** Start of Material provided **

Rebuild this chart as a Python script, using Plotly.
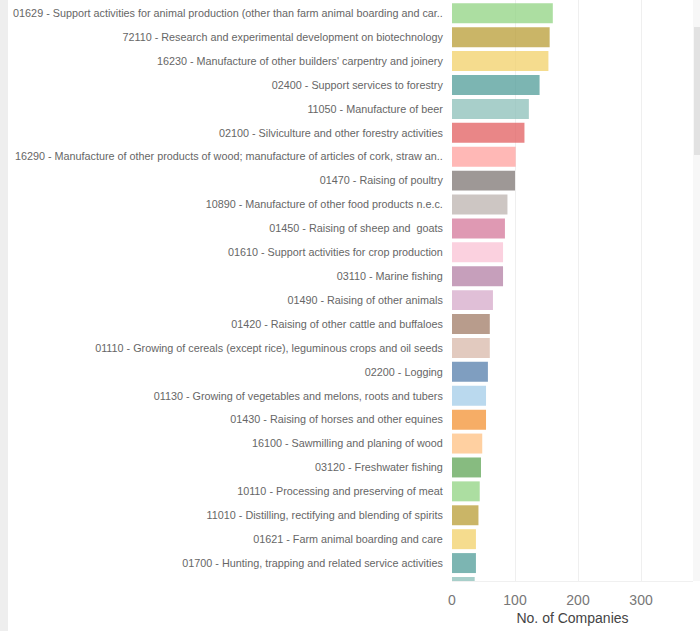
import plotly.graph_objects as go

categories = [
    "01629 - Support activities for animal production (other than farm animal boarding and car..",
    "72110 - Research and experimental development on biotechnology",
    "16230 - Manufacture of other builders' carpentry and joinery",
    "02400 - Support services to forestry",
    "11050 - Manufacture of beer",
    "02100 - Silviculture and other forestry activities",
    "16290 - Manufacture of other products of wood; manufacture of articles of cork, straw an..",
    "01470 - Raising of poultry",
    "10890 - Manufacture of other food products n.e.c.",
    "01450 - Raising of sheep and  goats",
    "01610 - Support activities for crop production",
    "03110 - Marine fishing",
    "01490 - Raising of other animals",
    "01420 - Raising of other cattle and buffaloes",
    "01110 - Growing of cereals (except rice), leguminous crops and oil seeds",
    "02200 - Logging",
    "01130 - Growing of vegetables and melons, roots and tubers",
    "01430 - Raising of horses and other equines",
    "16100 - Sawmilling and planing of wood",
    "03120 - Freshwater fishing",
    "10110 - Processing and preserving of meat",
    "11010 - Distilling, rectifying and blending of spirits",
    "01621 - Farm animal boarding and care",
    "01700 - Hunting, trapping and related service activities",
    "…",
]
companies = [160, 155, 153, 139, 122, 115, 101, 100, 88, 84, 81, 81, 65, 60, 60,
             57, 54, 54, 48, 46, 44, 42, 38, 38, 36]

palette = ["#8CD17D", "#B6992D", "#F1CE63", "#499894", "#86BCB6", "#E15759",
           "#FF9D9A", "#79706E", "#BAB0AC", "#D37295", "#FABFD2", "#B07AA1",
           "#D4A6C8", "#9D7660", "#D7B5A6", "#4E79A7", "#A0CBE8", "#F28E2B",
           "#FFBE7D", "#59A14F"]
colors = [palette[i % len(palette)] for i in range(len(categories))]

fig = go.Figure(go.Bar(
    x=companies, y=categories, orientation="h",
    marker=dict(color=colors, opacity=0.72, line=dict(width=0)),
    hoverinfo="x+y",
))

W, H = 700, 631
L, R, T, B = 452, 7, 0, 50
pw = W - L - R

fig.update_layout(
    width=W, height=H,
    margin=dict(l=L, r=R, t=T, b=B, pad=0),
    paper_bgcolor="white", plot_bgcolor="white",
    bargap=0.165,
    showlegend=False,
    font=dict(family="Liberation Sans, Arial, sans-serif", color="#666666"),
    xaxis=dict(
        range=[0, 382.5], tickvals=[0, 100, 200, 300],
        showgrid=True, gridcolor="#efefef", gridwidth=1,
        zeroline=False, showline=True, linecolor="#f0f0f0",
        tickfont=dict(size=14, color="#777777"),
        ticks="outside", ticklen=6, tickcolor="rgba(0,0,0,0)",
        title=dict(text="No. of Companies", font=dict(size=14, color="#444444"), standoff=6),
        automargin=False,
    ),
    yaxis=dict(
        type="category", range=[23.75, -0.556],
        showgrid=False, zeroline=False, showline=False,
        tickfont=dict(size=10.8, color="#666666"),
        ticks="outside", ticklen=6, tickcolor="rgba(0,0,0,0)",
        automargin=False,
    ),
)

def px_to_paper_x(px):
    return (px - L) / pw

ph = H - T - B
def px_to_paper_y(py):
    return 1 - (py - T) / ph

shapes = [
    # left strip from neighbouring visual
    dict(type="rect", xref="paper", yref="paper",
         x0=px_to_paper_x(0), x1=px_to_paper_x(8),
         y0=px_to_paper_y(631), y1=px_to_paper_y(0),
         fillcolor="#eeeeee", line=dict(width=0), layer="below"),
    # scrollbar track
    dict(type="rect", xref="paper", yref="paper",
         x0=px_to_paper_x(693), x1=px_to_paper_x(700),
         y0=px_to_paper_y(581), y1=px_to_paper_y(0),
         fillcolor="#f7f7f7", line=dict(width=0)),
    # scrollbar thumb
    dict(type="rect", xref="paper", yref="paper",
         x0=px_to_paper_x(694), x1=px_to_paper_x(700),
         y0=px_to_paper_y(155), y1=px_to_paper_y(27),
         fillcolor="#e2e2e2", line=dict(width=0)),
]
fig.update_layout(shapes=shapes)

fig.write_html("out.html",
               config={"displayModeBar": False},
               post_script="document.body.style.margin='0px';document.body.style.overflow='hidden';")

** End of Material provided **

Quote, exactly and only, the lines from the first line of the data above through the line containing "57, 54, 54, 48, 46, 44, 42, 38, 38, 36]". The pictures do not belong in it.

### Solution to this task
Rebuild this chart as a Python script, using Plotly.
import plotly.graph_objects as go

categories = [
    "01629 - Support activities for animal production (other than farm animal boarding and car..",
    "72110 - Research and experimental development on biotechnology",
    "16230 - Manufacture of other builders' carpentry and joinery",
    "02400 - Support services to forestry",
    "11050 - Manufacture of beer",
    "02100 - Silviculture and other forestry activities",
    "16290 - Manufacture of other products of wood; manufacture of articles of cork, straw an..",
    "01470 - Raising of poultry",
    "10890 - Manufacture of other food products n.e.c.",
    "01450 - Raising of sheep and  goats",
    "01610 - Support activities for crop production",
    "03110 - Marine fishing",
    "01490 - Raising of other animals",
    "01420 - Raising of other cattle and buffaloes",
    "01110 - Growing of cereals (except rice), leguminous crops and oil seeds",
    "02200 - Logging",
    "01130 - Growing of vegetables and melons, roots and tubers",
    "01430 - Raising of horses and other equines",
    "16100 - Sawmilling and planing of wood",
    "03120 - Freshwater fishing",
    "10110 - Processing and preserving of meat",
    "11010 - Distilling, rectifying and blending of spirits",
    "01621 - Farm animal boarding and care",
    "01700 - Hunting, trapping and related service activities",
    "…",
]
companies = [160, 155, 153, 139, 122, 115, 101, 100, 88, 84, 81, 81, 65, 60, 60,
             57, 54, 54, 48, 46, 44, 42, 38, 38, 36]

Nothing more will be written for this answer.